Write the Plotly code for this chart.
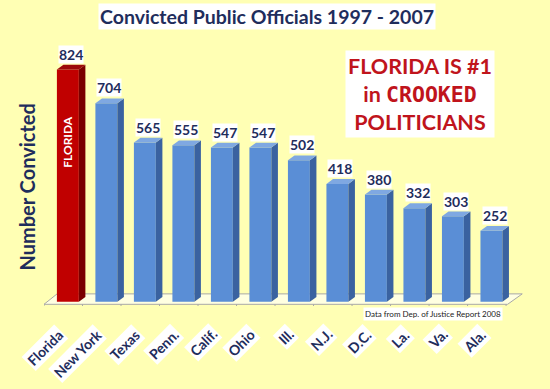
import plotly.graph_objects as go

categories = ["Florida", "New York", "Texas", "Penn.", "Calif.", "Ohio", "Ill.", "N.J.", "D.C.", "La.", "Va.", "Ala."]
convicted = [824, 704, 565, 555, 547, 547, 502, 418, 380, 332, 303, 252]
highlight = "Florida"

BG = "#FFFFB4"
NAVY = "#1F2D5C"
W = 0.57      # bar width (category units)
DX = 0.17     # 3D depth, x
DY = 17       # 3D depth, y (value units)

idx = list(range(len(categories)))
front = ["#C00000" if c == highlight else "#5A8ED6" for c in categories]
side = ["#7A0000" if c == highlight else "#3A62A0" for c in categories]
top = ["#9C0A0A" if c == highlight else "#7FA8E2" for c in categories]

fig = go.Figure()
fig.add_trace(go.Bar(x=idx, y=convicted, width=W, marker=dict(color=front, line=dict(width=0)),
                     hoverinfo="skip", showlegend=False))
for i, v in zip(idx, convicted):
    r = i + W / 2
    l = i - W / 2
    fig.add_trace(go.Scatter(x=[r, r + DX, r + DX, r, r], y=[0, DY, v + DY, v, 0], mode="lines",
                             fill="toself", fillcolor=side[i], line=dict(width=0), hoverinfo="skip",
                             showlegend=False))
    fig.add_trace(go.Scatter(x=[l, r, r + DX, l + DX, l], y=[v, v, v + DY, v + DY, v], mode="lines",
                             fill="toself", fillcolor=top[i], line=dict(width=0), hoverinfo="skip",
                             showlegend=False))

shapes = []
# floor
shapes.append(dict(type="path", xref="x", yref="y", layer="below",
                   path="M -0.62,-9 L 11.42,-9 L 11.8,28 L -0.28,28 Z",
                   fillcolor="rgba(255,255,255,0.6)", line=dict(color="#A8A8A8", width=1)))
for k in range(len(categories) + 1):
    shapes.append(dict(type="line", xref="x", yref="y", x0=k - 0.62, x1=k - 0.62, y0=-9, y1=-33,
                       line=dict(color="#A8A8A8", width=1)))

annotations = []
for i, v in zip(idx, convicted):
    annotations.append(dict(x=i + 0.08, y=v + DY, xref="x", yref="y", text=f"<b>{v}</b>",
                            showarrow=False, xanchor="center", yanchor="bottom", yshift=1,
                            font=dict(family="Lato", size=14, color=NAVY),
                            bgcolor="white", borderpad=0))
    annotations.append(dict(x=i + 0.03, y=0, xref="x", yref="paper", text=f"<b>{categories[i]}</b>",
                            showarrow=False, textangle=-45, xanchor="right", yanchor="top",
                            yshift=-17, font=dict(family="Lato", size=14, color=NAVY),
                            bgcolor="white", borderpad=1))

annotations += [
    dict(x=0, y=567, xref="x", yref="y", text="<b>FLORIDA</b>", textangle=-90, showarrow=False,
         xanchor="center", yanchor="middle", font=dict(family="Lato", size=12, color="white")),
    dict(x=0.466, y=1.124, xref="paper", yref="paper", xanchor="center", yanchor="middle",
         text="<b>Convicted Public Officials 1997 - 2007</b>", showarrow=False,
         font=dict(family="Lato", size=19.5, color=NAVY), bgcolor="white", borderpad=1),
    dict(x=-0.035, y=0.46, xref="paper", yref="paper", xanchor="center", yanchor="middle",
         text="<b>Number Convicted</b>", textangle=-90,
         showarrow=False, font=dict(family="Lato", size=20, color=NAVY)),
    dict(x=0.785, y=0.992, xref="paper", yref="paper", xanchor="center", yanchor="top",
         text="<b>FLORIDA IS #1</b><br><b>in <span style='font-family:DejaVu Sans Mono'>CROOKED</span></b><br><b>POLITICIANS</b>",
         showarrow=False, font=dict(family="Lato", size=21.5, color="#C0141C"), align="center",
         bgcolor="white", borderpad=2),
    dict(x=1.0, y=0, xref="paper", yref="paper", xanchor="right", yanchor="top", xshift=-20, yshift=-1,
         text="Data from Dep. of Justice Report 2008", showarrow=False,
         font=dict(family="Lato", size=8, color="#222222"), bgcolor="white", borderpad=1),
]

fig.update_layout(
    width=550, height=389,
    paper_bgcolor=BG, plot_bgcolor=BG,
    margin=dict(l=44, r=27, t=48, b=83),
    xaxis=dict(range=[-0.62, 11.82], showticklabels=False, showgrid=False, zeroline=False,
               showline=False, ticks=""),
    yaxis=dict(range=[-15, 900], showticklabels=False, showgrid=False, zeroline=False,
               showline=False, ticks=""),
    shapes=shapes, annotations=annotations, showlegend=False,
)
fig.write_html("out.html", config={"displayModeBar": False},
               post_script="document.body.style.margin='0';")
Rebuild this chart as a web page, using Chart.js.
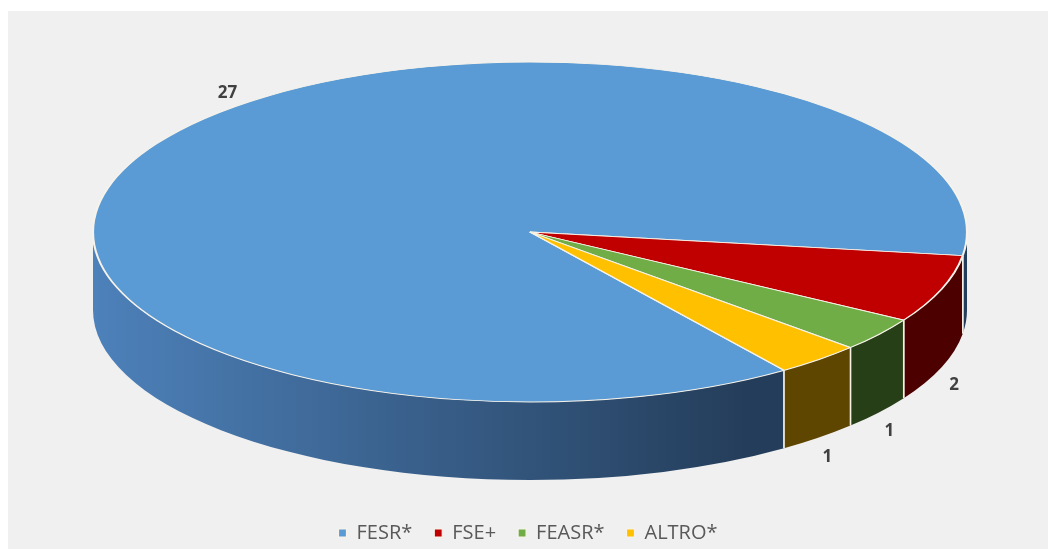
* * *
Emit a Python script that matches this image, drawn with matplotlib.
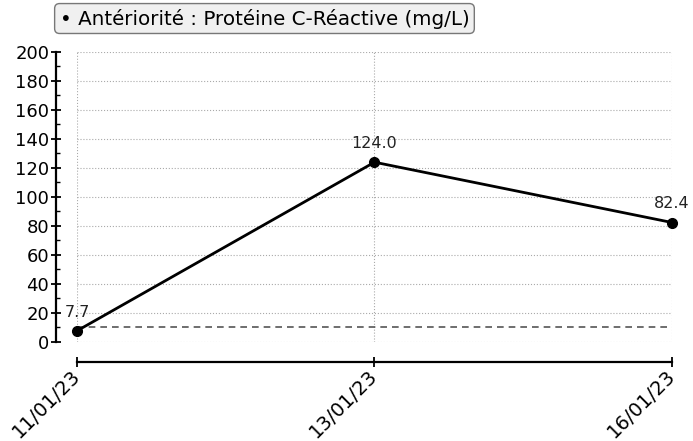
--
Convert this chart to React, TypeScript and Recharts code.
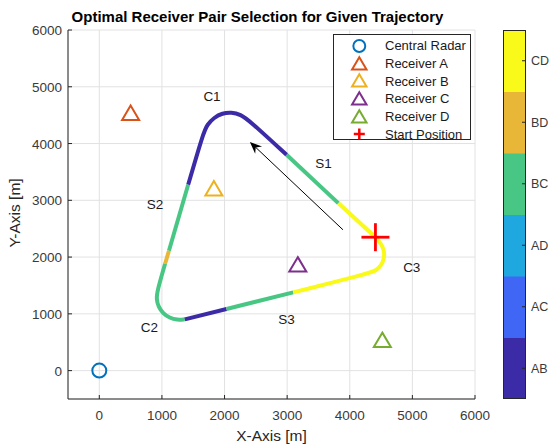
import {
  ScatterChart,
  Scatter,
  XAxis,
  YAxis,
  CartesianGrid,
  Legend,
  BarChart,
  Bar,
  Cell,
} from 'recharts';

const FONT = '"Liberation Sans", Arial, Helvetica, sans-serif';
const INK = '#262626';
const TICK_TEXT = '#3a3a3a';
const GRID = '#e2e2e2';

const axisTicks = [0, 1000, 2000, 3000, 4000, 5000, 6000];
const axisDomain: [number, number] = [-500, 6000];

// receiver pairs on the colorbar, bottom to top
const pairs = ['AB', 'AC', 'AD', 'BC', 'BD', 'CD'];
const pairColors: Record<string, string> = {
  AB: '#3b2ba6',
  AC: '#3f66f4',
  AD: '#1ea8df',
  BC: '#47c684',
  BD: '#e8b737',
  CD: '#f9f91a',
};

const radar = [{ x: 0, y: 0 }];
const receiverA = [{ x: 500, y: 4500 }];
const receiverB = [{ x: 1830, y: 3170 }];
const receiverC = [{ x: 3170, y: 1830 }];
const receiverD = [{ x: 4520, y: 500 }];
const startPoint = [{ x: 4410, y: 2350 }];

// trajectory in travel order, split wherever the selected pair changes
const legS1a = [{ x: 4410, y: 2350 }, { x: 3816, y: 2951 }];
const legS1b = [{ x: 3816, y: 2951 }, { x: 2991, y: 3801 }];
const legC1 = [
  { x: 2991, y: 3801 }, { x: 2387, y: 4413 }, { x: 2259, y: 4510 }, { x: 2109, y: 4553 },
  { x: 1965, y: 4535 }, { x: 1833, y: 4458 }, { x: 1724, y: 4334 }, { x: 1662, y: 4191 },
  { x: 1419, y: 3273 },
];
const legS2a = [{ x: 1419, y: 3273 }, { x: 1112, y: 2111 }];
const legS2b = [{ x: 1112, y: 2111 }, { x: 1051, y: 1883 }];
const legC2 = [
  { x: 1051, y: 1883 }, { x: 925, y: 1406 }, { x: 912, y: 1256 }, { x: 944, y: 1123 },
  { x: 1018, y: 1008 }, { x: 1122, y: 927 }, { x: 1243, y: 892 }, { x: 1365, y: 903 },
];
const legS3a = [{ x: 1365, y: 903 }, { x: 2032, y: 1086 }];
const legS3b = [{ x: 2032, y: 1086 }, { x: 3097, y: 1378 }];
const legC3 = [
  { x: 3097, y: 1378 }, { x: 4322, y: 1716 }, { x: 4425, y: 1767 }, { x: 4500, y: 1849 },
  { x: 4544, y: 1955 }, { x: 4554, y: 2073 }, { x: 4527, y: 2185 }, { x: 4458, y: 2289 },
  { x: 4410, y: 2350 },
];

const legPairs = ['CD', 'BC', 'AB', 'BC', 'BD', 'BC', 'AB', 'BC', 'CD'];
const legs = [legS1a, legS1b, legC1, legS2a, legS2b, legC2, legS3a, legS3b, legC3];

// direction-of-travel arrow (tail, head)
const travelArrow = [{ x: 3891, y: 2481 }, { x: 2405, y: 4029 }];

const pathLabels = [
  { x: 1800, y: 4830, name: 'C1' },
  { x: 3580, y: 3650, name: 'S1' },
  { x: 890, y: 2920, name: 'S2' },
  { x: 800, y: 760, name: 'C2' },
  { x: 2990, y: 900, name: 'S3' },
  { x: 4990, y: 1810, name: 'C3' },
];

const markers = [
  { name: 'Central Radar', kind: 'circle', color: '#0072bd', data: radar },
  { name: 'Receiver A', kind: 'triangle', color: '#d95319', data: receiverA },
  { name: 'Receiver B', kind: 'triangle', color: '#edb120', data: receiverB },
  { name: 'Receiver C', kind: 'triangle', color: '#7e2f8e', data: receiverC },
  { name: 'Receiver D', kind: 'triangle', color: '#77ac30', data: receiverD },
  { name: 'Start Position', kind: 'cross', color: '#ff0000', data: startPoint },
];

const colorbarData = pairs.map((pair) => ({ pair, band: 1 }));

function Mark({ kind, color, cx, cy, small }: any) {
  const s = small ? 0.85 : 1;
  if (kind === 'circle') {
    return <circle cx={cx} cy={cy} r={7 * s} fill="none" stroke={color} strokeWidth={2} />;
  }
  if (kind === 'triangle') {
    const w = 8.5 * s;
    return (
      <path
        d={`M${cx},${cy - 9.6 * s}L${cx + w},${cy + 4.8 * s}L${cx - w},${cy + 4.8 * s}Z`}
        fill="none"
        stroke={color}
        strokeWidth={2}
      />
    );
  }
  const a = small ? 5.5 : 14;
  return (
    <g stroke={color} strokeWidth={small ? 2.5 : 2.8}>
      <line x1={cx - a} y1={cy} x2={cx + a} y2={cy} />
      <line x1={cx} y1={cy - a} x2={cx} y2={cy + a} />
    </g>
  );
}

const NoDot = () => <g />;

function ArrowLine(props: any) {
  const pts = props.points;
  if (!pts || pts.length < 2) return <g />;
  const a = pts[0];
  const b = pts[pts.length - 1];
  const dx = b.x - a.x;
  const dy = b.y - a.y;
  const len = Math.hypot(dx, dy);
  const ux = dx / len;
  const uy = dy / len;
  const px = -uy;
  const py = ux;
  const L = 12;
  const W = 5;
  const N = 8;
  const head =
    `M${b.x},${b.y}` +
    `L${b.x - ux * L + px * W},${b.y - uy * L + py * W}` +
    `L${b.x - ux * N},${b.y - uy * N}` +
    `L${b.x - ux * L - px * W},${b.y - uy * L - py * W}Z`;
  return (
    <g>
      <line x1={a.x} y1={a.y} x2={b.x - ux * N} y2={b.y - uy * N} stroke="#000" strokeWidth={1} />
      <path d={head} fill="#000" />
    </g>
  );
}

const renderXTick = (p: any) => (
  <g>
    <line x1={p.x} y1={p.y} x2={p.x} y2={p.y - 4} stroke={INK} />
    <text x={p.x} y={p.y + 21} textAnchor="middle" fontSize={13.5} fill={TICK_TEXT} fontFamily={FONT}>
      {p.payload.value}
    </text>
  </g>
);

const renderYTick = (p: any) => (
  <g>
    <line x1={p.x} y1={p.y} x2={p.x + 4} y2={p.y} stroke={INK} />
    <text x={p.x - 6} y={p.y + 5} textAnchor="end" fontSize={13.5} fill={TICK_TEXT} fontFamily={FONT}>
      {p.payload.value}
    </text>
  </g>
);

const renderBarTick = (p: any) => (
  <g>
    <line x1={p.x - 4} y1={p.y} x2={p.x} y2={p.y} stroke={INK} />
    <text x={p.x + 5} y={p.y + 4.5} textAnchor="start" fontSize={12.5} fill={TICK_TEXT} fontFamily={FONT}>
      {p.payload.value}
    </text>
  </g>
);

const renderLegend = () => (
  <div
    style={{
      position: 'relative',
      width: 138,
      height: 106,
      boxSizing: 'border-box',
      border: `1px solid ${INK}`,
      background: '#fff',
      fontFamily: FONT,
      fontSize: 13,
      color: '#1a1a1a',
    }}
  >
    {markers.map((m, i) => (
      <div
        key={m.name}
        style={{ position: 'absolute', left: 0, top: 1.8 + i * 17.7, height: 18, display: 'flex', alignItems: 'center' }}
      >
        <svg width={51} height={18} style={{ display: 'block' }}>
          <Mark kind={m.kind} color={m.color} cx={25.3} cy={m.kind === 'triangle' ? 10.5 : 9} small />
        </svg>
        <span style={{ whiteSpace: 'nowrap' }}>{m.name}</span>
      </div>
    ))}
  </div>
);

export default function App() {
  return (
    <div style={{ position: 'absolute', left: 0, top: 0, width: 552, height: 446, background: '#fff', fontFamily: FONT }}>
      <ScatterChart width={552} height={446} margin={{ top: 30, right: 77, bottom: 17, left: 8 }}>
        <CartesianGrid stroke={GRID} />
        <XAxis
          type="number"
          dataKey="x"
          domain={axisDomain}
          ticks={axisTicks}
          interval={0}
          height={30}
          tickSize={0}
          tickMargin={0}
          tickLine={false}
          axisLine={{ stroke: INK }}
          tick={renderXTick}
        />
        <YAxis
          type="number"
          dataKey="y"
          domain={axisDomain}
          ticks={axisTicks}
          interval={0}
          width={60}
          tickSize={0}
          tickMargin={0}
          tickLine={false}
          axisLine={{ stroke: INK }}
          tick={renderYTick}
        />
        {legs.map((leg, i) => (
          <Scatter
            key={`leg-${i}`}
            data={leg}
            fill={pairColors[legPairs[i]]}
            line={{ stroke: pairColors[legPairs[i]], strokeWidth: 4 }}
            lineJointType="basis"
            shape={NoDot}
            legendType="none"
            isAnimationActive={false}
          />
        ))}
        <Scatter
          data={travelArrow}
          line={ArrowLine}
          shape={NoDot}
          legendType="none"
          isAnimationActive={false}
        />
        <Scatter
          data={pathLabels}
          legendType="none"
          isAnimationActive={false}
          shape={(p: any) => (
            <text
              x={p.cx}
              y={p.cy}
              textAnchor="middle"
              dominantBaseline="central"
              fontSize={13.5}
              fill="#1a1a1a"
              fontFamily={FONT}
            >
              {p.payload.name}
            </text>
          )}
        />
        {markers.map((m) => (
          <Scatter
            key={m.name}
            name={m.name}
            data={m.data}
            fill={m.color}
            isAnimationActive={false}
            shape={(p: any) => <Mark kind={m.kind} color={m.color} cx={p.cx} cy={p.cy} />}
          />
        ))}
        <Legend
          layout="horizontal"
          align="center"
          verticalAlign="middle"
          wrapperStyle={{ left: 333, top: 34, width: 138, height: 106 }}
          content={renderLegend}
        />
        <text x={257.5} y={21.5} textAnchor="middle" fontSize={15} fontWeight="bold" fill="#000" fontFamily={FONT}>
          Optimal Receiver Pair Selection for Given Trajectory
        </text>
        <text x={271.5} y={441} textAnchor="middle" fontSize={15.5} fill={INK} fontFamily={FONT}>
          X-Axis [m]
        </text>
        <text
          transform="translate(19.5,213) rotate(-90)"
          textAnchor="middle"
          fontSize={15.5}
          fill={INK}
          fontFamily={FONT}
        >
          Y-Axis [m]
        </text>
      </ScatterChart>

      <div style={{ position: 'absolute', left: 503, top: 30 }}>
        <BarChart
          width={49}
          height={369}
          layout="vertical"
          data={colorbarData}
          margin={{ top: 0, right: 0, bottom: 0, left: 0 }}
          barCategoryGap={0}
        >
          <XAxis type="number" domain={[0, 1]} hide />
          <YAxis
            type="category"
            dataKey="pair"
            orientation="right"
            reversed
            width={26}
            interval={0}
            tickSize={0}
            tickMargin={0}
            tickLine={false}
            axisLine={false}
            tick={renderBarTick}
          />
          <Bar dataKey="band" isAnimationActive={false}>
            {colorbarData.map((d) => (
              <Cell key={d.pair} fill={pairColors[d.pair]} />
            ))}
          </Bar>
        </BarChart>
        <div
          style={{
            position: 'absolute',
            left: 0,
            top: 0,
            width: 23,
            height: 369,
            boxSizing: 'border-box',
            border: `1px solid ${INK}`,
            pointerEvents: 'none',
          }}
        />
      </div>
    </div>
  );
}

▸ Short task: Look above for the line containing "Convert this chart", then write out every line from there down to the line containing "const axisDomain: [number, number]", that line included, with no pictures.

▸ Answer to this problem:
Convert this chart to React, TypeScript and Recharts code.
import {
  ScatterChart,
  Scatter,
  XAxis,
  YAxis,
  CartesianGrid,
  Legend,
  BarChart,
  Bar,
  Cell,
} from 'recharts';

const FONT = '"Liberation Sans", Arial, Helvetica, sans-serif';
const INK = '#262626';
const TICK_TEXT = '#3a3a3a';
const GRID = '#e2e2e2';

const axisTicks = [0, 1000, 2000, 3000, 4000, 5000, 6000];
const axisDomain: [number, number] = [-500, 6000];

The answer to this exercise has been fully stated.